In his speech Thursday, Putin did not specify who or what Russia would face in battle, though he has described protest leaders as agents of the West. He spoke of the 1812 battle of Borodino and quoted from a school curriculum poem by Mikhail Lermontov: “‘Let’s die near Moscow like our brothers!’ And to die we promised and the oath of loyalty we kept.”
Some in the crowd praised the prime minister and former president and carried signs with slogans such as “Putin Is Our President” or “Putin Is the Best,” while others showed little enthusiasm, at times hesitating to say why they were attending a pro-Putin rally. Some said they were reminded of the Soviet era, when national holidays meant every enterprise and organization was ordered to provide a certain number of people equipped with paper flowers, balloons, banners and posters of leaders.
The rally participants marched through the winter sludge before entering the soccer stadium. Men with harmonicas mixed with the crowd, playing popular songs.
Svetlana Petrova, a social worker from a Moscow suburb, said she was not ordered to attend the rally. “No, I volunteered!” she said, giggling. Her colleagues laughed.
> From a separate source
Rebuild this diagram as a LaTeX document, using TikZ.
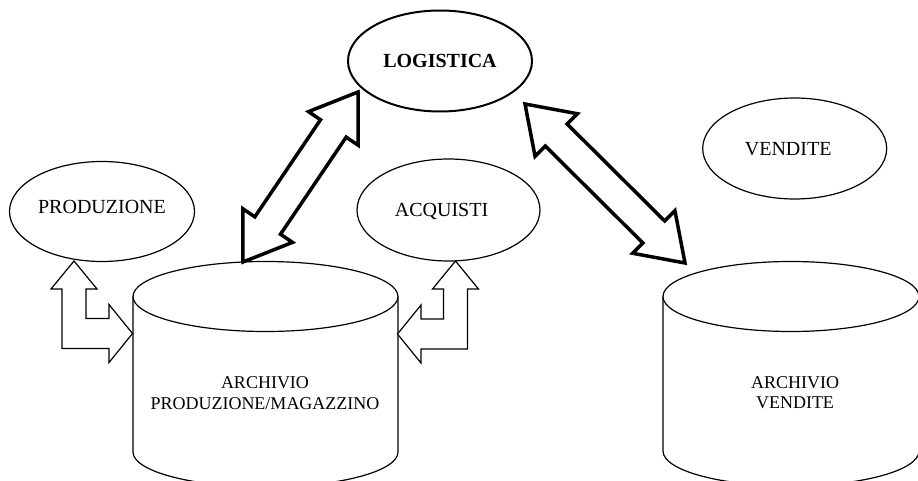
\documentclass[tikz,border=0pt]{standalone}
\usepackage{fontspec}
\setmainfont{Liberation Serif}
\usetikzlibrary{calc,shapes.geometric}

\tikzset{
  oval/.style={ellipse, draw, line width=1.2pt, inner sep=0pt,
    minimum width=184pt, minimum height=101pt, text depth=0pt,
    font=\fontsize{20pt}{24pt}\selectfont},
  hub/.style={oval, line width=2pt,
    font=\fontsize{20pt}{24pt}\selectfont\bfseries},
  dbtext/.style={align=center, inner sep=0pt,
    font=\fontsize{18pt}{20.7pt}\selectfont},
  dbline/.style={line width=1.2pt},
  bendarrow/.style={line width=1.2pt, line join=miter, fill=white},
  twoway/.style={line width=3.5pt, line join=miter, fill=white},
}

% thick two-headed block arrow between two points
\newcommand{\twowayarrow}[2]{%
  \draw[twoway] (#1)
    -- ($(#1)!44pt!(#2)!30pt!90:(#2)$)
    -- ($(#1)!44pt!(#2)!15.5pt!90:(#2)$)
    -- ($(#2)!44pt!(#1)!15.5pt!-90:(#1)$)
    -- ($(#2)!44pt!(#1)!30pt!-90:(#1)$)
    -- (#2)
    -- ($(#2)!44pt!(#1)!30pt!90:(#1)$)
    -- ($(#2)!44pt!(#1)!15.5pt!90:(#1)$)
    -- ($(#1)!44pt!(#2)!15.5pt!-90:(#2)$)
    -- ($(#1)!44pt!(#2)!30pt!-90:(#2)$)
    -- cycle;}

% L-shaped block arrow: #1 upper tip, #2 side tip, #3 = 1 (side tip right) or -1 (left)
\newcommand{\bendblock}[3]{%
  \draw[bendarrow] (#1)
    -- ($(#1)+({(#3)*23},28)$)
    -- ($(#1)+({(#3)*12},28)$)
    -- ($(#1|-#2)+({(#3)*12},-15)$)
    -- ($(#2)+({-1*(#3)*23.5},-15)$)
    -- ($(#2)+({-1*(#3)*23.5},-29)$)
    -- (#2)
    -- ($(#2)+({-1*(#3)*23.5},29)$)
    -- ($(#2)+({-1*(#3)*23.5},15)$)
    -- ($(#1|-#2)+({-1*(#3)*12},15)$)
    -- ($(#1)+({-1*(#3)*12},28)$)
    -- ($(#1)+({-1*(#3)*23},28)$)
    -- cycle;}

\begin{document}
\begin{tikzpicture}[x=1pt,y=-1pt]
\useasboundingbox (0,0) rectangle (918,481);
\fill[white] (0,0) rectangle (918,481);
\begin{scope}
\clip (0,0) rectangle (918,481);

% ellipses
\node[hub]  (logistica)  at (440,61)      {LOGISTICA};
\node[oval, minimum width=185pt, minimum height=100pt, text depth=10pt]
            (produzione) at (102,211.5)   {PRODUZIONE};
\node[oval, minimum width=183pt, minimum height=102pt]
            (acquisti)   at (448.5,210)   {\hspace*{-14pt}ACQUISTI};
\node[oval] (vendite)    at (794.7,148.5) {\hspace*{-13pt}VENDITE};

% archive cylinders
\draw[dbline] (133,296.5) -- (133,452)
  arc[start angle=180, end angle=360, x radius=132.5pt, y radius=35pt]
  -- (398,296.5);
\draw[dbline] (265.5,296.5) ellipse [x radius=132.5pt, y radius=35pt];
\node[dbtext] (archprod) at (265,392.8) {ARCHIVIO\\PRODUZIONE/MAGAZZINO};

\draw[dbline] (663,296.5) -- (663,451)
  arc[start angle=180, end angle=360, x radius=128pt, y radius=35pt]
  -- (919,296.5);
\draw[dbline] (791,296.5) ellipse [x radius=128pt, y radius=35pt];
\node[dbtext] (archvend) at (795,392.8) {ARCHIVIO\\VENDITE};

% arrow end points
\coordinate (lgA) at (243,262);
\coordinate (lgB) at (358,92);
\coordinate (vdA) at (525,104);
\coordinate (vdB) at (685,263);
\coordinate (prUp)   at (74,261);
\coordinate (prSide) at (132.5,333.5);
\coordinate (acUp)   at (455.5,261);
\coordinate (acSide) at (397.5,334);

% connectors
\twowayarrow{lgA}{lgB}
\twowayarrow{vdA}{vdB}
\bendblock{prUp}{prSide}{1}
\bendblock{acUp}{acSide}{-1}
\end{scope}
\end{tikzpicture}
\end{document}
One young municipal worker from Zelenograd, an industrial town northwest of Moscow, who gave his name only as Nikolai, said he and his fellow workers were offered an extra day off to compensate for the time they spent demonstrating for Putin.
“Everyone agreed,” he said quietly, stepping away from his group. “No one wants problems with the administration.”
Many others said they attended the rally of their own accord because they wanted to support Putin and vote for him.
Yevgeny Krasilich, an engineer from Mosgortrans, a Moscow city-owned company in charge of municipal transportation, said that under Putin his salary was constantly growing and that he had bought an apartment, a dacha and a car. Krasilich, a father of two and grandfather of three, said his company brought at least 5,000 members of its 30,000-person workforce to the rally.
“I am happy with everything and I want my life to go on the same way,” Krasilich said. “Putin is our only hope and guarantee!”
Alexei Stebennikov, who is unemployed, said Putin is a great talker and that he doesn’t drink or smoke and thus sets a good example for youths.
Denis Grishin, a municipal worker from central Moscow who said he was enlisted by the administration to come to the rally after his night shift, was holding a banner which read in English: “In Putin we trust.” Grishin said he didn’t know the meaning of the banner, which was handed to him by one of the organizers, and did not want to vote for Putin.
“I don’t want to vote for any of the candidates,” he said. “I just came here to simply look at all this circus.”
In front of them were Cossacks dressed in trench coats and mutton fur hats and a big group of middle-aged men and women representing the Industrial Wastes company. They were drinking hot tea from plastic glasses and carrying portraits of a very youngish-looking Putin.
Boris Dubin, a senior researcher with the independent Levada Center polling organization, said Putin’s approach Thursday stemmed from the protests after the December parliamentary elections and showed the authoritarian leader’s increasing reliance on the rhetoric of confrontation and war.
“The recent mass public protests … demonstrated that Putin’s positions are no longer as reliable as they used to be and this victory will not be accepted by many,” Dubin said. “Putin is flexing his war muscles today to a crowd which doesn’t want war and which doesn’t see any danger to the country and they don’t fall for such rhetoric.”